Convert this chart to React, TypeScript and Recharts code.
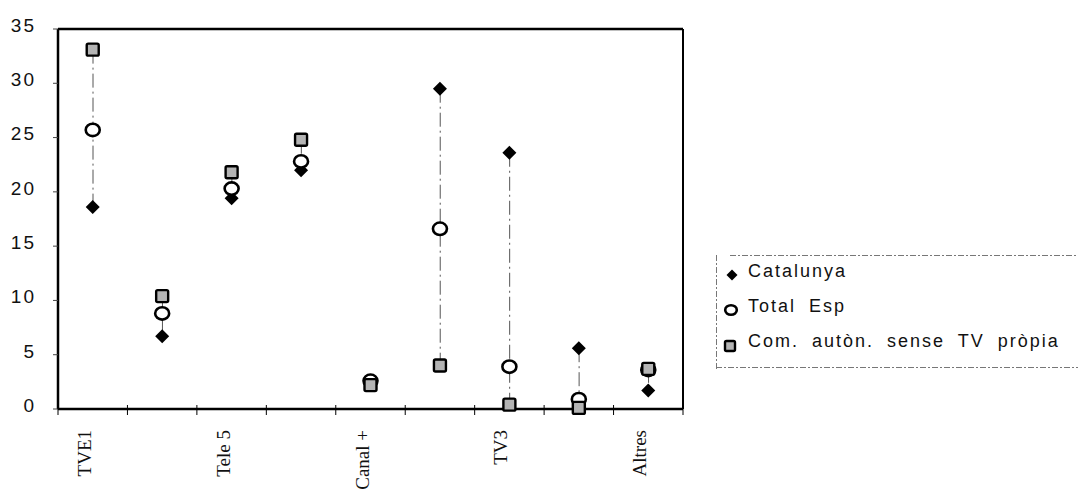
import { ComposedChart, Bar, Line, XAxis, YAxis, Legend } from "recharts";

const categories = ["TVE1", "La 2", "Tele 5", "Antena 3", "Canal +", "Autonòmiques", "TV3", "Canal 33", "Altres"];
const catalunya = [18.6, 6.7, 19.4, 22.0, 2.3, 29.5, 23.6, 5.6, 1.7];
const totalEsp = [25.7, 8.8, 20.3, 22.8, 2.6, 16.6, 3.9, 0.9, 3.6];
const comAuton = [33.1, 10.4, 21.8, 24.8, 2.2, 4.0, 0.4, 0.1, 3.7];
const yTicks = [0, 5, 10, 15, 20, 25, 30, 35];

const SERIES = [
  { key: "catalunya", name: "Catalunya" },
  { key: "totalEsp", name: "Total Esp" },
  { key: "comAuton", name: "Com. autòn. sense TV pròpia" },
];

const data = categories.map((name, i) => {
  const vals = [catalunya[i], totalEsp[i], comAuton[i]];
  return {
    name,
    catalunya: catalunya[i],
    totalEsp: totalEsp[i],
    comAuton: comAuton[i],
    range: [Math.min(...vals), Math.max(...vals)],
  };
});

const SANS = "Arial, 'Liberation Sans', sans-serif";
const SERIF = "'Times New Roman', 'Liberation Serif', serif";

function Diamond({ cx, cy, s = 7 }: any) {
  if (cx == null || cy == null) return null;
  return <path d={`M${cx},${cy - s}L${cx + s},${cy}L${cx},${cy + s}L${cx - s},${cy}Z`} fill="#000" />;
}
function Ring({ cx, cy, rx = 7, ry = 6.2 }: any) {
  if (cx == null || cy == null) return null;
  return <ellipse cx={cx} cy={cy} rx={rx} ry={ry} fill="#fff" stroke="#000" strokeWidth={2.6} />;
}
function Square({ cx, cy, s = 6 }: any) {
  if (cx == null || cy == null) return null;
  return <rect x={cx - s} y={cy - s} width={s * 2} height={s * 2} rx={1.5} fill="#b4b4b4" stroke="#000" strokeWidth={2.4} />;
}

function RangeLine({ x, y, width, height }: any) {
  if (x == null) return null;
  const cx = x + width / 2;
  return <line x1={cx} x2={cx} y1={y} y2={y + height} stroke="#555" strokeWidth={1} strokeDasharray="14 4 2 4" />;
}

function XTick({ x, y, payload, index }: any) {
  const half = payload?.offset || 34.8;
  return (
    <g>
      <line x1={x - half} x2={x - half} y1={y - 12} y2={y - 2} stroke="#000" strokeWidth={1} />
      {index === categories.length - 1 && (
        <line x1={x + half} x2={x + half} y1={y - 12} y2={y - 2} stroke="#000" strokeWidth={1} />
      )}
      {index % 2 === 0 && (
        <text
          x={x - 2}
          y={y + 13}
          transform={`rotate(-90 ${x - 2} ${y + 13})`}
          textAnchor="end"
          fontFamily={SERIF}
          fontSize={19}
          fill="#111"
        >
          {payload.value}
        </text>
      )}
    </g>
  );
}

function YTick({ x, y, payload }: any) {
  return (
    <text x={x} y={y - 4} dy="0.36em" textAnchor="end" fontFamily={SANS} fontSize={19} letterSpacing={2} fill="#111">
      {payload.value}
    </text>
  );
}

function LegendBox() {
  const marks = [
    <Diamond cx={16} cy={20} s={5.5} />,
    <Ring cx={15} cy={55} rx={5.8} ry={4.8} />,
    <Square cx={14} cy={91} s={5} />,
  ];
  return (
    <svg width={363} height={114} style={{ display: "block" }}>
      <line x1={14} x2={363} y1={0.5} y2={0.5} stroke="#777" strokeDasharray="6 2 2 2" />
      <line x1={0.5} x2={0.5} y1={0} y2={114} stroke="#777" strokeDasharray="6 2 2 2" />
      <line x1={0} x2={363} y1={112.5} y2={112.5} stroke="#777" strokeDasharray="6 2 2 2" />
      {SERIES.map((s, i) => (
        <g key={s.key}>
          {marks[i]}
          <text x={32} y={22 + i * 35} fontFamily={SANS} fontSize={18} letterSpacing={2} wordSpacing={6} fill="#111">
            {s.name}
          </text>
        </g>
      ))}
    </svg>
  );
}

export default function App() {
  return (
    <div style={{ position: "absolute", left: 0, top: 0, width: 1078, height: 493, background: "#fff" }}>
      <ComposedChart width={1078} height={493} data={data} margin={{ top: 28, right: 394, bottom: 0, left: 0 }}>
        <XAxis
          dataKey="name"
          interval={0}
          height={84}
          tickSize={6}
          tickMargin={2}
          tickLine={false}
          axisLine={{ stroke: "#000", strokeWidth: 2.5 }}
          tick={<XTick />}
        />
        <XAxis xAxisId="top" dataKey="name" orientation="top" height={1} tick={false} tickLine={false} axisLine={{ stroke: "#000", strokeWidth: 2.5 }} />
        <YAxis
          domain={[0, 35]}
          ticks={yTicks}
          width={58}
          tickSize={5}
          tickMargin={17}
          tickLine={{ stroke: "#444" }}
          axisLine={{ stroke: "#000", strokeWidth: 2.5 }}
          tick={<YTick />}
        />
        <YAxis yAxisId="right" orientation="right" domain={[0, 35]} width={1} tick={false} tickLine={false} axisLine={{ stroke: "#000", strokeWidth: 2 }} />
        <Line xAxisId="top" yAxisId="right" dataKey="catalunya" stroke="none" dot={false} activeDot={false} legendType="none" isAnimationActive={false} />
        <Bar dataKey="range" barSize={2} shape={<RangeLine />} isAnimationActive={false} legendType="none" />
        <Line dataKey="catalunya" name="Catalunya" stroke="none" dot={<Diamond />} activeDot={false} isAnimationActive={false} />
        <Line dataKey="totalEsp" name="Total Esp" stroke="none" dot={<Ring />} activeDot={false} isAnimationActive={false} />
        <Line dataKey="comAuton" name="Com. autòn. sense TV pròpia" stroke="none" dot={<Square />} activeDot={false} isAnimationActive={false} />
        <Legend
          layout="vertical"
          align="center"
          verticalAlign="middle"
          content={<LegendBox />}
          wrapperStyle={{ position: "absolute", left: 716, top: 255, width: 363 }}
        />
      </ComposedChart>
    </div>
  );
}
--
WHAT TO DO
Reproduce each line exactly as it appears, omitting the pictures.

ANSWER IN FULL
Convert this chart to React, TypeScript and Recharts code.
import { ComposedChart, Bar, Line, XAxis, YAxis, Legend } from "recharts";

const categories = ["TVE1", "La 2", "Tele 5", "Antena 3", "Canal +", "Autonòmiques", "TV3", "Canal 33", "Altres"];
const catalunya = [18.6, 6.7, 19.4, 22.0, 2.3, 29.5, 23.6, 5.6, 1.7];
const totalEsp = [25.7, 8.8, 20.3, 22.8, 2.6, 16.6, 3.9, 0.9, 3.6];
const comAuton = [33.1, 10.4, 21.8, 24.8, 2.2, 4.0, 0.4, 0.1, 3.7];
const yTicks = [0, 5, 10, 15, 20, 25, 30, 35];

const SERIES = [
  { key: "catalunya", name: "Catalunya" },
  { key: "totalEsp", name: "Total Esp" },
  { key: "comAuton", name: "Com. autòn. sense TV pròpia" },
];

const data = categories.map((name, i) => {
  const vals = [catalunya[i], totalEsp[i], comAuton[i]];
  return {
    name,
    catalunya: catalunya[i],
    totalEsp: totalEsp[i],
    comAuton: comAuton[i],
    range: [Math.min(...vals), Math.max(...vals)],
  };
});

const SANS = "Arial, 'Liberation Sans', sans-serif";
const SERIF = "'Times New Roman', 'Liberation Serif', serif";

function Diamond({ cx, cy, s = 7 }: any) {
  if (cx == null || cy == null) return null;
  return <path d={`M${cx},${cy - s}L${cx + s},${cy}L${cx},${cy + s}L${cx - s},${cy}Z`} fill="#000" />;
}
function Ring({ cx, cy, rx = 7, ry = 6.2 }: any) {
  if (cx == null || cy == null) return null;
  return <ellipse cx={cx} cy={cy} rx={rx} ry={ry} fill="#fff" stroke="#000" strokeWidth={2.6} />;
}
function Square({ cx, cy, s = 6 }: any) {
  if (cx == null || cy == null) return null;
  return <rect x={cx - s} y={cy - s} width={s * 2} height={s * 2} rx={1.5} fill="#b4b4b4" stroke="#000" strokeWidth={2.4} />;
}

function RangeLine({ x, y, width, height }: any) {
  if (x == null) return null;
  const cx = x + width / 2;
  return <line x1={cx} x2={cx} y1={y} y2={y + height} stroke="#555" strokeWidth={1} strokeDasharray="14 4 2 4" />;
}

function XTick({ x, y, payload, index }: any) {
  const half = payload?.offset || 34.8;
  return (
    <g>
      <line x1={x - half} x2={x - half} y1={y - 12} y2={y - 2} stroke="#000" strokeWidth={1} />
      {index === categories.length - 1 && (
        <line x1={x + half} x2={x + half} y1={y - 12} y2={y - 2} stroke="#000" strokeWidth={1} />
      )}
      {index % 2 === 0 && (
        <text
          x={x - 2}
          y={y + 13}
          transform={`rotate(-90 ${x - 2} ${y + 13})`}
          textAnchor="end"
          fontFamily={SERIF}
          fontSize={19}
          fill="#111"
        >
          {payload.value}
        </text>
      )}
    </g>
  );
}

function YTick({ x, y, payload }: any) {
  return (
    <text x={x} y={y - 4} dy="0.36em" textAnchor="end" fontFamily={SANS} fontSize={19} letterSpacing={2} fill="#111">
      {payload.value}
    </text>
  );
}

function LegendBox() {
  const marks = [
    <Diamond cx={16} cy={20} s={5.5} />,
    <Ring cx={15} cy={55} rx={5.8} ry={4.8} />,
    <Square cx={14} cy={91} s={5} />,
  ];
  return (
    <svg width={363} height={114} style={{ display: "block" }}>
      <line x1={14} x2={363} y1={0.5} y2={0.5} stroke="#777" strokeDasharray="6 2 2 2" />
      <line x1={0.5} x2={0.5} y1={0} y2={114} stroke="#777" strokeDasharray="6 2 2 2" />
      <line x1={0} x2={363} y1={112.5} y2={112.5} stroke="#777" strokeDasharray="6 2 2 2" />
      {SERIES.map((s, i) => (
        <g key={s.key}>
          {marks[i]}
          <text x={32} y={22 + i * 35} fontFamily={SANS} fontSize={18} letterSpacing={2} wordSpacing={6} fill="#111">
            {s.name}
          </text>
        </g>
      ))}
    </svg>
  );
}

export default function App() {
  return (
    <div style={{ position: "absolute", left: 0, top: 0, width: 1078, height: 493, background: "#fff" }}>
      <ComposedChart width={1078} height={493} data={data} margin={{ top: 28, right: 394, bottom: 0, left: 0 }}>
        <XAxis
          dataKey="name"
          interval={0}
          height={84}
          tickSize={6}
          tickMargin={2}
          tickLine={false}
          axisLine={{ stroke: "#000", strokeWidth: 2.5 }}
          tick={<XTick />}
        />
        <XAxis xAxisId="top" dataKey="name" orientation="top" height={1} tick={false} tickLine={false} axisLine={{ stroke: "#000", strokeWidth: 2.5 }} />
        <YAxis
          domain={[0, 35]}
          ticks={yTicks}
          width={58}
          tickSize={5}
          tickMargin={17}
          tickLine={{ stroke: "#444" }}
          axisLine={{ stroke: "#000", strokeWidth: 2.5 }}
          tick={<YTick />}
        />
        <YAxis yAxisId="right" orientation="right" domain={[0, 35]} width={1} tick={false} tickLine={false} axisLine={{ stroke: "#000", strokeWidth: 2 }} />
        <Line xAxisId="top" yAxisId="right" dataKey="catalunya" stroke="none" dot={false} activeDot={false} legendType="none" isAnimationActive={false} />
        <Bar dataKey="range" barSize={2} shape={<RangeLine />} isAnimationActive={false} legendType="none" />
        <Line dataKey="catalunya" name="Catalunya" stroke="none" dot={<Diamond />} activeDot={false} isAnimationActive={false} />
        <Line dataKey="totalEsp" name="Total Esp" stroke="none" dot={<Ring />} activeDot={false} isAnimationActive={false} />
        <Line dataKey="comAuton" name="Com. autòn. sense TV pròpia" stroke="none" dot={<Square />} activeDot={false} isAnimationActive={false} />
        <Legend
          layout="vertical"
          align="center"
          verticalAlign="middle"
          content={<LegendBox />}
          wrapperStyle={{ position: "absolute", left: 716, top: 255, width: 363 }}
        />
      </ComposedChart>
    </div>
  );
}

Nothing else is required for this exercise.